- **GIVEN REQUEST**:
Make an exact transcription of the material, leaving out all images.

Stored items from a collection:
※

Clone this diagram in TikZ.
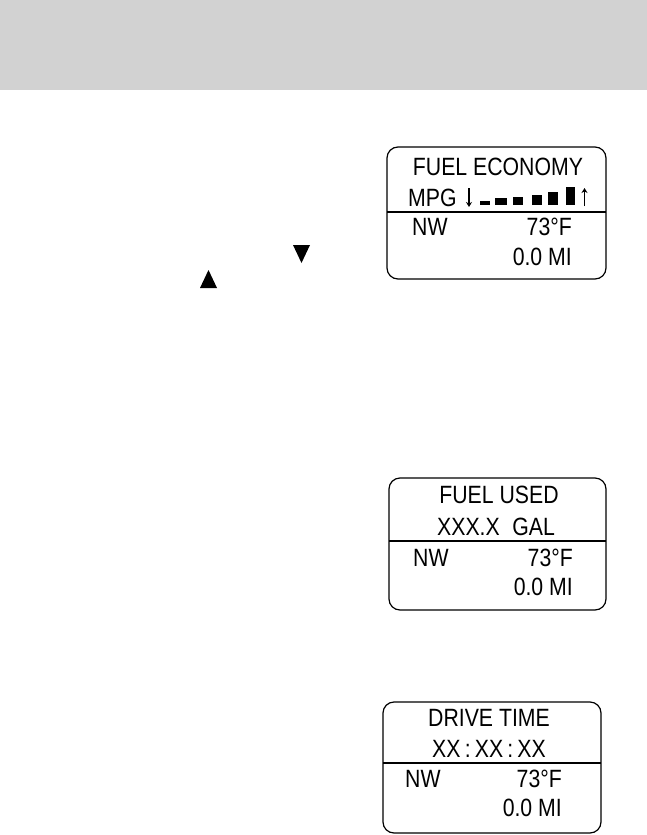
\documentclass[tikz,border=0pt]{standalone}
\usepackage{fontspec}
\usetikzlibrary{arrows.meta}
\newfontfamily\lcd[FakeStretch=0.85]{Liberation Sans}
\definecolor{headergray}{HTML}{D2D2D2}
\begin{document}
\begin{tikzpicture}[x=1pt,y=-1pt,
  lcdtext/.style={font=\lcd\fontsize{25}{25}\selectfont, inner sep=0pt},
  panel/.style={draw, line width=1.2pt, rounded corners=11pt},
  divider/.style={draw, line width=1.2pt},
  bar/.style={fill=black},
  tri/.style={fill=black},
  ind/.style={line width=1.6pt, -{Stealth[length=5pt,width=6pt]}}]
\useasboundingbox (0,0) rectangle (647,835);
\fill[headergray] (0,0) rectangle (647,90);

% triangles
\fill[tri] (293,245) -- (310,245) -- (301.5,263) -- cycle;
\fill[tri] (200,288) -- (217,288) -- (208.5,270) -- cycle;

% panel 1
\draw[panel] (387,147) rectangle (606,279);
\draw[divider] (387,212) -- (606,212);
\node[lcdtext] (t1) at (498,167) {FUEL ECONOMY};
\node[lcdtext, anchor=west] (mpg) at (408,198) {MPG};
\coordinate (da) at (469,188);
\coordinate (db) at (469,207);
\draw[ind] (da) -- (db);
\fill[bar] (480,201) rectangle (490,205);
\fill[bar] (495,198) rectangle (507,205);
\fill[bar] (513,197) rectangle (523,205);
\fill[bar] (532,195) rectangle (542,205);
\fill[bar] (548,192) rectangle (558,205);
\fill[bar] (566,187) rectangle (575,205);
\coordinate (ua) at (584.5,206);
\coordinate (ub) at (584.5,188);
\draw[ind] (ua) -- (ub);
\node[lcdtext, anchor=west] (nw1) at (412,227) {NW};
\node[lcdtext, anchor=east] (tmp1) at (572,227) {73°F};
\node[lcdtext, anchor=east] (mi1) at (572,257) {0.0 MI};

% panel 2
\draw[panel] (389,478) rectangle (606,610);
\draw[divider] (389,541) -- (606,541);
\node[lcdtext] (t2) at (499,495) {FUEL USED};
\node[lcdtext] (g2) at (496,527) {XXX.X\hspace{0.5em}GAL};
\node[lcdtext, anchor=west] (nw2) at (413,558) {NW};
\node[lcdtext, anchor=east] (tmp2) at (573,558) {73°F};
\node[lcdtext, anchor=east] (mi2) at (573,587) {0.0 MI};

% panel 3
\draw[panel] (383,702) rectangle (601,833);
\draw[divider] (383,763) -- (601,763);
\node[lcdtext] (t3) at (489,718) {DRIVE TIME};
\node[lcdtext] (x3) at (489,749) {XX\,:\,XX\,:\,XX};
\node[lcdtext, anchor=west] (nw3) at (405,779) {NW};
\node[lcdtext, anchor=east] (tmp3) at (562,779) {73°F};
\node[lcdtext, anchor=east] (mi3) at (562,808) {0.0 MI};
\end{tikzpicture}
\end{document}
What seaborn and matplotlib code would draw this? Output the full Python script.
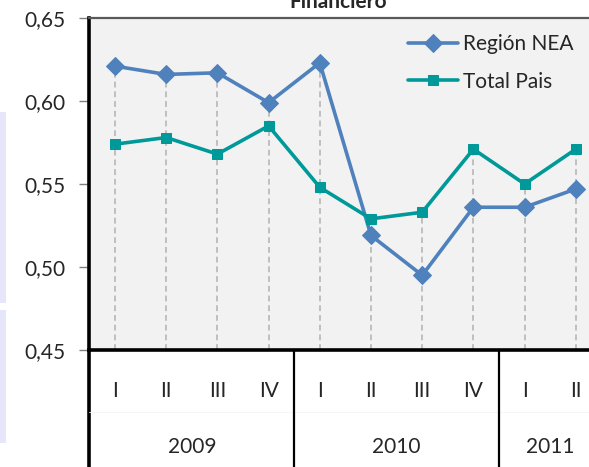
import matplotlib
matplotlib.use("Agg")
import matplotlib.pyplot as plt
import matplotlib.patches as mpatches
import seaborn as sns
import pandas as pd

# data
quarters = ["I", "II", "III", "IV", "I", "II", "III", "IV", "I", "II"]
years = ["2009", "2010", "2011"]
year_sizes = [4, 4, 2]
region_nea = [0.621, 0.616, 0.617, 0.599, 0.623, 0.519, 0.495, 0.536, 0.536, 0.547]
total_pais = [0.574, 0.578, 0.568, 0.585, 0.548, 0.529, 0.533, 0.571, 0.550, 0.571]
yticks = [0.45, 0.50, 0.55, 0.60, 0.65]

c_nea = "#4F81BD"
c_total = "#009999"

sns.set_theme(style="white")
plt.rcParams["font.family"] = ["Lato", "DejaVu Sans"]

W, H = 589, 467
fig = plt.figure(figsize=(W / 100, H / 100), dpi=100)
ax = fig.add_axes([89.4 / W, 117 / H, 512 / W, 332 / H])
ax.set_facecolor("#F2F2F2")

pos = list(range(len(quarters)))
df = pd.DataFrame({"pos": pos, "nea": region_nea, "total": total_pais})

# drop lines
for p, a, b in zip(pos, region_nea, total_pais):
    ax.vlines(p, yticks[0], max(a, b), colors="#BFBFBF", linestyles=(0, (3, 2)), lw=1.4, zorder=1)

sns.lineplot(data=df, x="pos", y="nea", ax=ax, color=c_nea, lw=2.6, marker="D",
             markersize=9, markeredgecolor=c_nea, label="Región NEA", zorder=3)
sns.lineplot(data=df, x="pos", y="total", ax=ax, color=c_total, lw=2.6, marker="s",
             markersize=7.5, markeredgecolor=c_total, label="Total Pais", zorder=3)

ax.set_xlim(-0.5, len(quarters) - 0.5)
ax.set_ylim(yticks[0], yticks[-1])
ax.set_yticks(yticks)
ax.set_yticklabels([f"{v:.2f}".replace(".", ",") for v in yticks], fontsize=15)
ax.tick_params(axis="y", length=7, width=1, color="#808080", direction="out", pad=10, left=True)

ax.set_xticks(pos)
ax.set_xticklabels(quarters, fontsize=15)
ax.tick_params(axis="x", length=0, pad=22)
ax.set_xlabel("")
ax.set_ylabel("")

for s in ["left", "bottom"]:
    ax.spines[s].set_color("black")
    ax.spines[s].set_linewidth(2.6)
ax.spines["top"].set_color("#595959")
ax.spines["top"].set_linewidth(1.6)
ax.spines["right"].set_visible(False)

# year groups under the quarters
trans = ax.get_xaxis_transform()
bottom = -117 / 332
ax.plot([-0.5, -0.5], [0, bottom], transform=trans, color="black", lw=2.6, clip_on=False)
ax.plot([-0.5, len(quarters) - 0.5], [-62 / 332, -62 / 332], transform=trans,
        color="#F4F4F4", lw=0.6, clip_on=False)
start = 0
for yr, n in zip(years, year_sizes):
    ax.text(start + (n - 1) / 2, -97 / 332, yr, transform=trans, ha="center",
            va="center", fontsize=15)
    if start + n < len(quarters):
        ax.plot([start + n - 0.5] * 2, [0, bottom], transform=trans, color="black",
                lw=1.6, clip_on=False)
    start += n

leg = ax.legend(loc="upper left", bbox_to_anchor=(408 / W, 1 - 34 / H),
                bbox_transform=fig.transFigure, frameon=False, fontsize=15,
                borderpad=0, borderaxespad=0,
                handlelength=2.4, handletextpad=0.25, labelspacing=0.85)

fig.text(338 / W, 1 - 8 / H, "Financiero", ha="center", va="baseline",
         fontsize=15, fontweight="bold")

# side boxes at the left edge
fig.patches.append(mpatches.Rectangle((0, 1 - 303 / H), 6 / W, 191 / H, transform=fig.transFigure,
                                      facecolor="#E6E6FA", edgecolor="none"))
fig.patches.append(mpatches.Rectangle((0, 1 - 443 / H), 6 / W, 133 / H, transform=fig.transFigure,
                                      facecolor="#E6E6FA", edgecolor="none"))

fig.savefig("out.png", dpi=100)
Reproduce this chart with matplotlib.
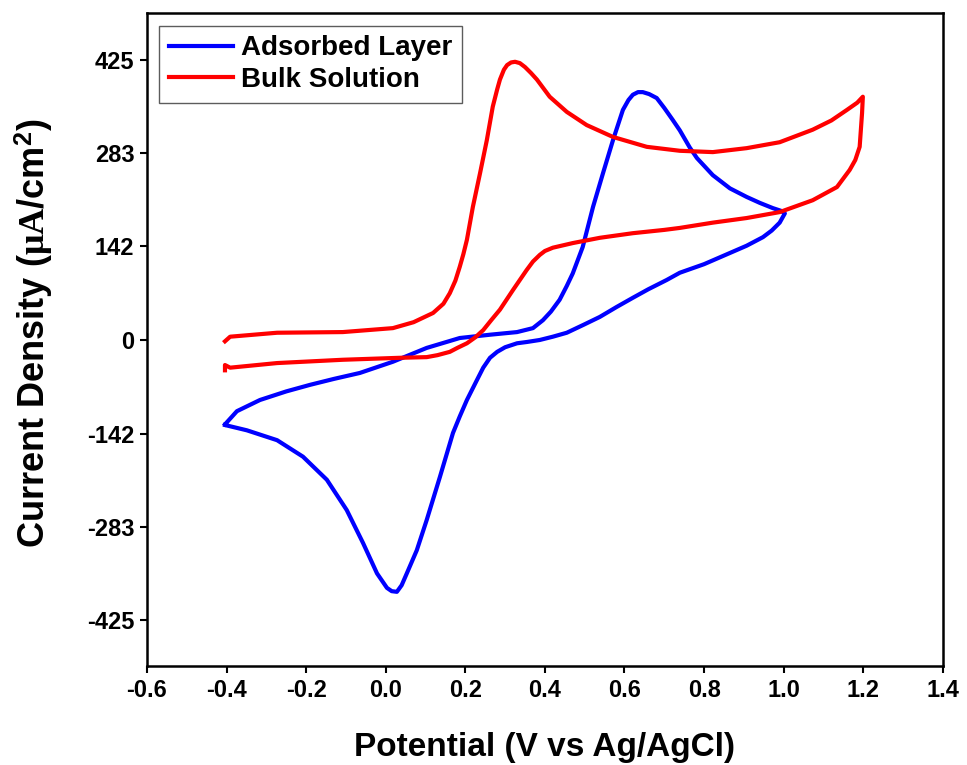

※

- **SOLVED PROBLEM**:
Clone this diagram in TikZ.
\documentclass[tikz,border=0pt]{standalone}
\usepackage{fontspec}
\usetikzlibrary{arrows.meta}
\newfontfamily\lcd[FakeStretch=0.85]{Liberation Sans}
\definecolor{headergray}{HTML}{D2D2D2}
\begin{document}
\begin{tikzpicture}[x=1pt,y=-1pt,
  lcdtext/.style={font=\lcd\fontsize{25}{25}\selectfont, inner sep=0pt},
  panel/.style={draw, line width=1.2pt, rounded corners=11pt},
  divider/.style={draw, line width=1.2pt},
  bar/.style={fill=black},
  tri/.style={fill=black},
  ind/.style={line width=1.6pt, -{Stealth[length=5pt,width=6pt]}}]
\useasboundingbox (0,0) rectangle (647,835);
\fill[headergray] (0,0) rectangle (647,90);

% triangles
\fill[tri] (293,245) -- (310,245) -- (301.5,263) -- cycle;
\fill[tri] (200,288) -- (217,288) -- (208.5,270) -- cycle;

% panel 1
\draw[panel] (387,147) rectangle (606,279);
\draw[divider] (387,212) -- (606,212);
\node[lcdtext] (t1) at (498,167) {FUEL ECONOMY};
\node[lcdtext, anchor=west] (mpg) at (408,198) {MPG};
\coordinate (da) at (469,188);
\coordinate (db) at (469,207);
\draw[ind] (da) -- (db);
\fill[bar] (480,201) rectangle (490,205);
\fill[bar] (495,198) rectangle (507,205);
\fill[bar] (513,197) rectangle (523,205);
\fill[bar] (532,195) rectangle (542,205);
\fill[bar] (548,192) rectangle (558,205);
\fill[bar] (566,187) rectangle (575,205);
\coordinate (ua) at (584.5,206);
\coordinate (ub) at (584.5,188);
\draw[ind] (ua) -- (ub);
\node[lcdtext, anchor=west] (nw1) at (412,227) {NW};
\node[lcdtext, anchor=east] (tmp1) at (572,227) {73°F};
\node[lcdtext, anchor=east] (mi1) at (572,257) {0.0 MI};

% panel 2
\draw[panel] (389,478) rectangle (606,610);
\draw[divider] (389,541) -- (606,541);
\node[lcdtext] (t2) at (499,495) {FUEL USED};
\node[lcdtext] (g2) at (496,527) {XXX.X\hspace{0.5em}GAL};
\node[lcdtext, anchor=west] (nw2) at (413,558) {NW};
\node[lcdtext, anchor=east] (tmp2) at (573,558) {73°F};
\node[lcdtext, anchor=east] (mi2) at (573,587) {0.0 MI};

% panel 3
\draw[panel] (383,702) rectangle (601,833);
\draw[divider] (383,763) -- (601,763);
\node[lcdtext] (t3) at (489,718) {DRIVE TIME};
\node[lcdtext] (x3) at (489,749) {XX\,:\,XX\,:\,XX};
\node[lcdtext, anchor=west] (nw3) at (405,779) {NW};
\node[lcdtext, anchor=east] (tmp3) at (562,779) {73°F};
\node[lcdtext, anchor=east] (mi3) at (562,808) {0.0 MI};
\end{tikzpicture}
\end{document}
What seaborn and matplotlib code would draw this? Output the full Python script.
import matplotlib
matplotlib.use("Agg")
import matplotlib.pyplot as plt
import matplotlib.patches as mpatches
import seaborn as sns
import pandas as pd

# data
quarters = ["I", "II", "III", "IV", "I", "II", "III", "IV", "I", "II"]
years = ["2009", "2010", "2011"]
year_sizes = [4, 4, 2]
region_nea = [0.621, 0.616, 0.617, 0.599, 0.623, 0.519, 0.495, 0.536, 0.536, 0.547]
total_pais = [0.574, 0.578, 0.568, 0.585, 0.548, 0.529, 0.533, 0.571, 0.550, 0.571]
yticks = [0.45, 0.50, 0.55, 0.60, 0.65]

c_nea = "#4F81BD"
c_total = "#009999"

sns.set_theme(style="white")
plt.rcParams["font.family"] = ["Lato", "DejaVu Sans"]

W, H = 589, 467
fig = plt.figure(figsize=(W / 100, H / 100), dpi=100)
ax = fig.add_axes([89.4 / W, 117 / H, 512 / W, 332 / H])
ax.set_facecolor("#F2F2F2")

pos = list(range(len(quarters)))
df = pd.DataFrame({"pos": pos, "nea": region_nea, "total": total_pais})

# drop lines
for p, a, b in zip(pos, region_nea, total_pais):
    ax.vlines(p, yticks[0], max(a, b), colors="#BFBFBF", linestyles=(0, (3, 2)), lw=1.4, zorder=1)

sns.lineplot(data=df, x="pos", y="nea", ax=ax, color=c_nea, lw=2.6, marker="D",
             markersize=9, markeredgecolor=c_nea, label="Región NEA", zorder=3)
sns.lineplot(data=df, x="pos", y="total", ax=ax, color=c_total, lw=2.6, marker="s",
             markersize=7.5, markeredgecolor=c_total, label="Total Pais", zorder=3)

ax.set_xlim(-0.5, len(quarters) - 0.5)
ax.set_ylim(yticks[0], yticks[-1])
ax.set_yticks(yticks)
ax.set_yticklabels([f"{v:.2f}".replace(".", ",") for v in yticks], fontsize=15)
ax.tick_params(axis="y", length=7, width=1, color="#808080", direction="out", pad=10, left=True)

ax.set_xticks(pos)
ax.set_xticklabels(quarters, fontsize=15)
ax.tick_params(axis="x", length=0, pad=22)
ax.set_xlabel("")
ax.set_ylabel("")

for s in ["left", "bottom"]:
    ax.spines[s].set_color("black")
    ax.spines[s].set_linewidth(2.6)
ax.spines["top"].set_color("#595959")
ax.spines["top"].set_linewidth(1.6)
ax.spines["right"].set_visible(False)

# year groups under the quarters
trans = ax.get_xaxis_transform()
bottom = -117 / 332
ax.plot([-0.5, -0.5], [0, bottom], transform=trans, color="black", lw=2.6, clip_on=False)
ax.plot([-0.5, len(quarters) - 0.5], [-62 / 332, -62 / 332], transform=trans,
        color="#F4F4F4", lw=0.6, clip_on=False)
start = 0
for yr, n in zip(years, year_sizes):
    ax.text(start + (n - 1) / 2, -97 / 332, yr, transform=trans, ha="center",
            va="center", fontsize=15)
    if start + n < len(quarters):
        ax.plot([start + n - 0.5] * 2, [0, bottom], transform=trans, color="black",
                lw=1.6, clip_on=False)
    start += n

leg = ax.legend(loc="upper left", bbox_to_anchor=(408 / W, 1 - 34 / H),
                bbox_transform=fig.transFigure, frameon=False, fontsize=15,
                borderpad=0, borderaxespad=0,
                handlelength=2.4, handletextpad=0.25, labelspacing=0.85)

fig.text(338 / W, 1 - 8 / H, "Financiero", ha="center", va="baseline",
         fontsize=15, fontweight="bold")

# side boxes at the left edge
fig.patches.append(mpatches.Rectangle((0, 1 - 303 / H), 6 / W, 191 / H, transform=fig.transFigure,
                                      facecolor="#E6E6FA", edgecolor="none"))
fig.patches.append(mpatches.Rectangle((0, 1 - 443 / H), 6 / W, 133 / H, transform=fig.transFigure,
                                      facecolor="#E6E6FA", edgecolor="none"))

fig.savefig("out.png", dpi=100)
Reproduce this chart with matplotlib.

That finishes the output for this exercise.